Aktivitas Tambang Milik Gubernur Sherly Ditengarai Langkahi Izin PKKPRL
HALTENG-pojoklima, Perusahaan tambang bernama PT Karya Wijaya (KW) milik Gubernur Maluku Utara Sherly Laos, terus disorot. Sorotan terhadap perusahaan milik istri mendiang Beni Laos itu terutama soal perizinan.
Akademisi Fakultas Perikanan dan Ilmu Kelautan (FPIK) Universitas Khairun Ternate, Dr. Nurhalis Wahidin menegaskan, pembangunan jetty PT Karya Wijaya (KW) di Pulau Gebe, misalnya ditengarai melanggar ketentuan.
Jetty PT KW diduga tidak memiliki dokumen Perizinan Kesesuaian Kegiatan Pemanfaatan Ruang Laut (PKKPRL) serta pelaksanaan reklamasi terminal khusus (TERSUS) yang tidak sesuai perizinan.
PT KW juga disinyalir beroperasi tanpa Persetujuan Kesesuaian Kegiatan Pemanfaatan Ruang (PKKPR), yang merupakan syarat mutlak dalam penerbitan izin usaha pertambangan (IUP).
Nurhalis menyebut kondisi itu bertentangan dengan pasal 14 ayat (1) PP No. 21 Tahun 2021, yang secara tegas mewajibkan setiap kegiatan pemanfaatan ruang harus memiliki kesesuaian dengan tata ruang.
Tanpa PKKPR, IUP maupun Izin Pinjam Pakai Kawasan Hutan (IPPKH) yang diklaim dimiliki perusahaan tambang nikel menjadi ilegal dan cacat hukum secara formal.
Mirisnya, kegiatan eksplorasi dan produksi PT KW justru terus berlangsung meski bertentangan dengan Rencana Tata Ruang Wilayah (RTRW) yang menetapkan wilayah tersebut bukan sebagai kawasan pertambangan.
Padahal, regulasi mengisyatakan hal itu sebagaimana tertuang dalam UU No. 26 Tahun 2007 tentang Penataan Ruang, UU No. 3 Tahun 2020 tentang Pertambangan Mineral dan Batubara (Minerba), dan PP No. 21 Tahun 2021 tentang Penyelenggaraan Penataan Ruang.
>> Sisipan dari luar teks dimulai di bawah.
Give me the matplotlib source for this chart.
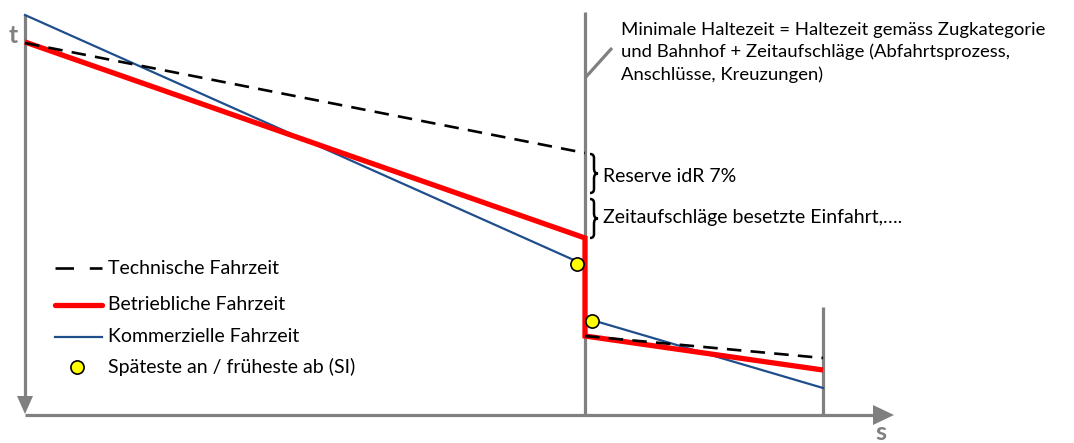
import numpy as np
import matplotlib.pyplot as plt
from matplotlib.path import Path
from matplotlib.patches import PathPatch

plt.rcParams['font.family'] = ['Lato', 'DejaVu Sans']

# data in picture units (s to the right, t downwards)
technische_s = [25, 585, np.nan, 585, 823]
technische_t = [43, 153, np.nan, 336, 358]
betriebliche_s = [25, 585, 585, 823]
betriebliche_t = [42, 238, 336, 370]
kommerzielle_s = [25, 585, 585, 823]
kommerzielle_t = [15, 265, 318, 388]
si_s = [577, 592]
si_t = [264, 321]

legend_labels = ["Technische Fahrzeit", "Betriebliche Fahrzeit",
                 "Kommerzielle Fahrzeit", "Späteste an / früheste ab (SI)"]
note_text = ("Minimale Haltezeit = Haltezeit gemäss Zugkategorie\n"
             "und Bahnhof + Zeitaufschläge (Abfahrtsprozess,\n"
             "Anschlüsse, Kreuzungen)")
brace_labels = ["Reserve idR 7%", "Zeitaufschläge besetzte Einfahrt,…."]

grey = "#808080"
red = "#ff0000"
blue = "#1f4e8c"

fig = plt.figure(figsize=(10.74, 4.43), dpi=100)
ax = fig.add_axes([0, 0, 1, 1])
ax.set_xlim(0, 1074)
ax.set_ylim(443, 0)
ax.axis("off")

# axes with arrows
ax.plot([25, 25], [15, 398], color=grey, lw=2.3, solid_capstyle="butt")
ax.plot([25, 876], [415, 415], color=grey, lw=2.3, solid_capstyle="butt")
ax.fill([17, 33, 25], [396, 396, 414], color=grey, lw=0)
ax.fill([873, 873, 894], [405, 425, 415], color=grey, lw=0)
ax.text(13, 35, "t", color=grey, fontsize=18, fontweight="bold", ha="center", va="center")
ax.text(881, 433, "s", color=grey, fontsize=18, fontweight="bold", ha="center", va="center")

# station lines
ax.plot([585, 585], [12, 415], color=grey, lw=2.3, solid_capstyle="butt")
ax.plot([823, 823], [307, 415], color=grey, lw=2.3, solid_capstyle="butt")
ax.plot([585, 612], [78, 48], color=grey, lw=2.3, solid_capstyle="butt")

# series
ax.plot(kommerzielle_s, kommerzielle_t, color=blue, lw=1.6)
ax.plot(betriebliche_s, betriebliche_t, color=red, lw=3.8,
        solid_capstyle="butt", solid_joinstyle="miter")
ax.plot(technische_s, technische_t, color="black", lw=1.9, dashes=(5.5, 3.5))
ax.plot(si_s, si_t, "o", ms=9.5, mfc="#ffff00", mec="black", mew=1.2, zorder=5)

# braces
def brace(x, y0, y1, w=8):
    ym = (y0 + y1) / 2
    verts = [(x, y0), (x + w / 2, y0), (x + w / 2, y0 + 4), (x + w / 2, ym - 5),
             (x + w / 2, ym), (x + w, ym),
             (x + w / 2, ym), (x + w / 2, ym + 5), (x + w / 2, y1 - 4),
             (x + w / 2, y1), (x, y1)]
    codes = [Path.MOVETO, Path.CURVE3, Path.CURVE3, Path.LINETO,
             Path.CURVE3, Path.CURVE3,
             Path.CURVE3, Path.CURVE3, Path.LINETO,
             Path.CURVE3, Path.CURVE3]
    ax.add_patch(PathPatch(Path(verts, codes), fc="none", ec="black", lw=1.8))

brace(590, 154, 193)
brace(590, 199, 238)
ax.text(603, 177, brace_labels[0], fontsize=14, va="center", ha="left")
ax.text(603, 217, brace_labels[1], fontsize=14, va="center", ha="left")

ax.text(621, 22, note_text, fontsize=13.3, va="top", ha="left", linespacing=1.42)

# legend
ax.plot([55, 102], [268, 268], color="black", lw=1.9, dashes=(7, 6))
ax.plot([55, 102], [305, 305], color=red, lw=3.8, solid_capstyle="round")
ax.plot([55, 102], [337, 337], color=blue, lw=1.6)
ax.plot([77], [367], "o", ms=9.5, mfc="#ffff00", mec="black", mew=1.2)
for y, lab in zip([268, 305, 337, 367], legend_labels):
    ax.text(108, y, lab, fontsize=14, va="center", ha="left")

fig.savefig("out.png", dpi=100)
Juga izin usaha pertambangan tidak dapat diterbitkan jika belum terdapat RTRW kabupaten/provinsi/nasional yang menetapkan kawasan tersebut sebagai area pertambangan.
“Tanpa itu,m tidak mungkin ada PKKPR dan konsekuensinya semua izin turunan seperti IUP, IPPKH, maupun izin lingkungan tidak dapat diterbitkan secara sah,” bebernya.
Nurhalis kembali menjelaskan, pemanfaatan ruang laut dalam UU No 6 2023 memerlukan KKPRL dari kementerian terkait.
“Bukan cuma pelabuhan saja, tapi juga olah gerak kapal dan jalur pelayaran. Idealnya kalu tidak ada izin berarti tidak bisa beroperasi,” tegasnya.
Lantaran itu ia meminta Dinas Kelautan dan Perikanan Provinsi Maluku Utara, agar setiap penggunaan ruang laut harus ditelaah sesuai dengan dokumen RZWP3K. Selanjutnya, hasil telaah akan direkomendasikan sebagai salah satu dokumen untuk pengusulan KKPRL.
“Masalah sekarang keberadaaan pemerintah daerah sebagai wakil pemerintah pusat di daerah untuk menertibkan ini,” bebernya.
Ia menambahkan, setiap jetty yang tidak mengantongi dokumen pemanfaatan ruang laut dampaknya pada biota perairan, tergantung konstruksi.
“Kalau konstruksi tiang pancang berdampak pada gangguan ekosistem karena terkonversi atau rusak. Kalu konstruksinya ada reklamasi maka dampak ke biota perairan adalah sedimentasi,” ucapnya.
Ia kembali menegaskan, seharusnya tidak ada izin KKPRL kegiatan belum bisa dilaksanakan.
“Karena mekanisme izin lokasi ruang laut itu langsung dari kementerian, dan izin pelaksanaan kegiatan dari pemerintah provinsi jika penggunaan kurang dari 200 Ha,” ucapnya.
Terpisah, Humas PT Karya Wijaya, Arifin dikonfirmasi via WhatsApp enggan merespon hingga berita ini ditayang.